Security is one issue that should be high on a client’s agenda, if not at the top. Unfortunately, says Michael Albertson, president of Montreal’s Secur’IP, “it’s a problem many companies prefer not to think about too much.” With VoIP, the crucial telephony tool that used to be rock-solid reliable and essentially secure, suddenly becomes open to many frailties and threats, all characteristic of computer networking environments.
First, there is the simple task of making sure your IP telephony software will sit well with your other applications. Then, there are the downtime problems that still plague many networks. But above all, there are the internal security threats that come from employees and the external ones from the Internet.
For example, Albertson says, a disgruntled employee, using relatively easy-to-find software on the Internet, could put the president’s telephone out of use or secretly record phone conversations.

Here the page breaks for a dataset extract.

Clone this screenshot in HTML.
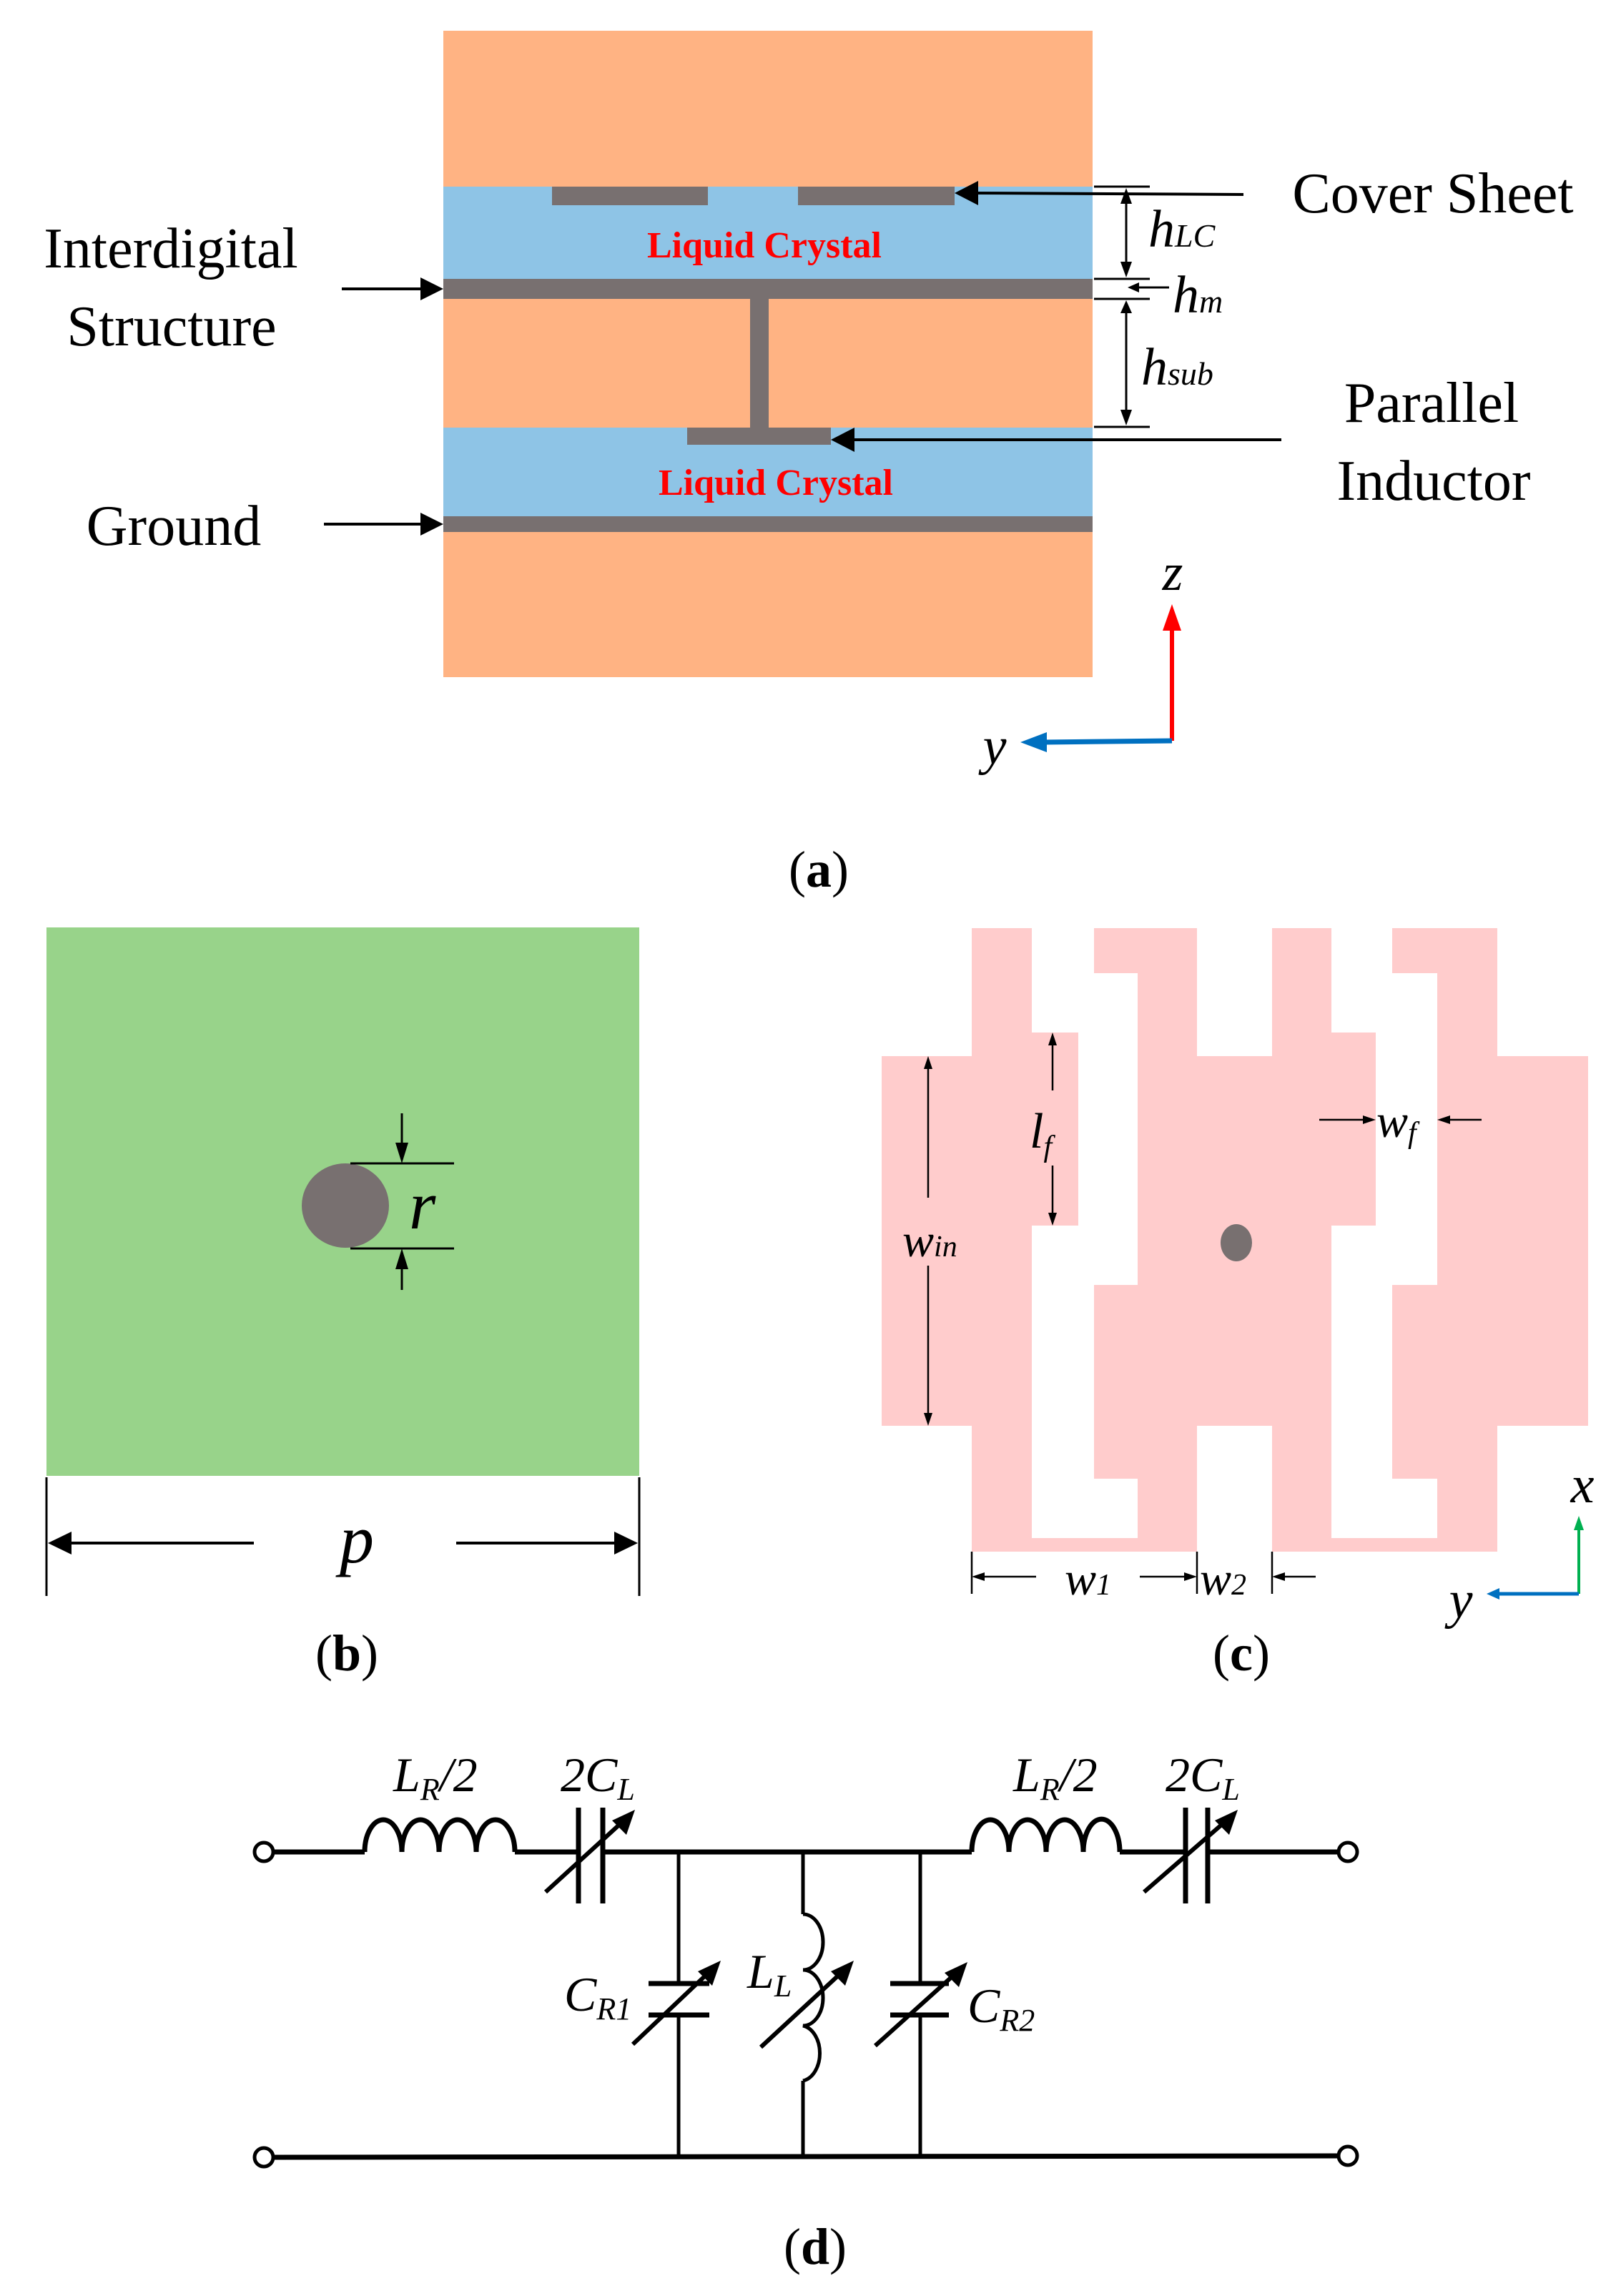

External threats well known in the Internet world, such as viruses and spyware, can have an impact on the integrity of your phone system.
And when IP telephony recruits armies of users, it will inevitably give rise to SPIT, the spam of the phone world: voice-mail boxes will fill with countless unwanted messages, some bearing viruses. Will the voice recognition techniques to filter them be ready when the threat becomes a reality? No one can say at this point. There is however an advantage in having the time to prepare for the threat before it materializes, something the spread of spam did not give us.
Apart from what will be required to confront SPIT, all the techniques and procedures are already known and accessible to address the security threats that VoIP involves: firewalls, intrusion detection systems, authentication of users, etc. The challenge is to think hard about them and be serious in their deployment.
“At the very least, clients should be aware of what they’re getting involved in and should understand that security will be part of the cost,” Albertson says.
If nothing else causes a potential VoIP candidate to reflect on the issue, Albertson cautions, he or she should consider this: yes, converging your data with voice can bring significant savings and productivity advantages, but remember, practically all your communications capabilities will now hang on the same single thread.
Yan Barcelo is a freelance journalist who specializes in high-tech issues. He is based in the Montreal area.